The decision of the European Central Bank (ECB) to proceed with plans to introduce a central bank digital currency (CBDC) – the digital euro – has been praised as ‘a reassuring step’.
The preparation phase will commence 1 November 2023 and will last two years as the ECB and the Eurosystem map out design elements for the digital euro, as well as establishing a rulebook for it to be widely accessible for all consumers and businesses within the EU.
Jack Fletcher, Head of Government Relations for Digital Currencies at R3, emphasised the importance of the move, specifically with a backdrop of contention around the introduction of CBDCs.
He said: “The European Central Bank’s decision to move into the digital euro’s preparation phase is a reassuring step amidst what has become a rather contentious issue within the bloc.

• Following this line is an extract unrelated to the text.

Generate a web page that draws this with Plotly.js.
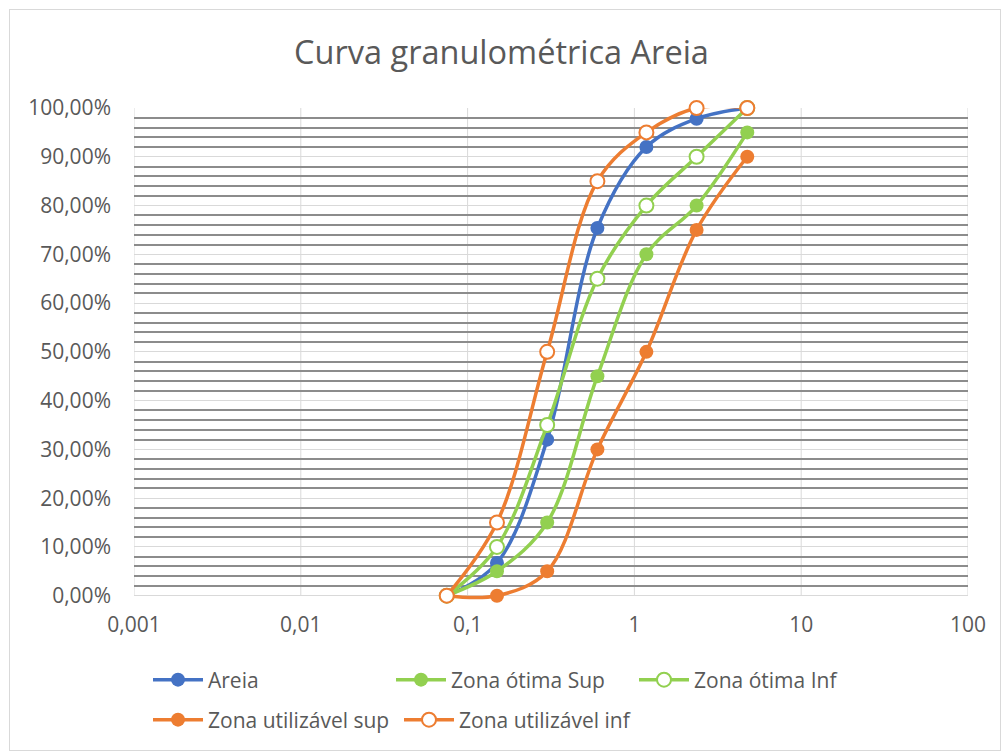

“Some Europeans may still have lingering concerns around the digital euro, as CBDCs have become conflated with the crypto landscape and subsequent privacy concerns over the potential for a cashless society.
“In the short term, a digital euro is more likely to represent a third form of money alongside physical cash, rather than a replacement. Now, the next few months should focus on fostering collaboration between the ECB, regulators, and technology providers to ensure a robust design process.”
After the two year process is over, the Governing Council of the ECB will deliberate on whether to move to the next stage of its roadmap, which would include plans for potential issuance and the roll-out of the CBDC.
The ECB began its CBDC programme back in October 2021 during its research phase to explore potential design and distribution models for the digital euro.
The preparation phase will look to build on that research by looking into use cases for the digital currency, such as integrating it into payment service providers’ apps or a dedicated digital euro app looking to be developed by the Eurosystem.
An ECB statement read: “The design envisages the digital euro as a digital form of cash that could be used for all digital payments throughout the euro area. It would be widely accessible, free for basic use and available both online and offline.
“It would offer the highest level of privacy and allow users to settle payments instantly in central bank money. It could be used from person-to-person, at the point of sale, in e-commerce and in government transactions. No digital payment instrument offers all these features. The digital euro would fill that gap.”
Fletcher also drew attention to the privacy concerns that have impacted public perception on CBDCs, as he concluded: “The privacy concerns and conflicting ideas around financial freedom won’t go away overnight, but having the right design framework and technology in place can help address these anxieties.”
The ECB maintains that the end of the preparation phase in 2023 does not mean that the issuance of the digital euro is a certainty, as the Governing Council will consider all variables, such as design adjustments, before the next phase can commence.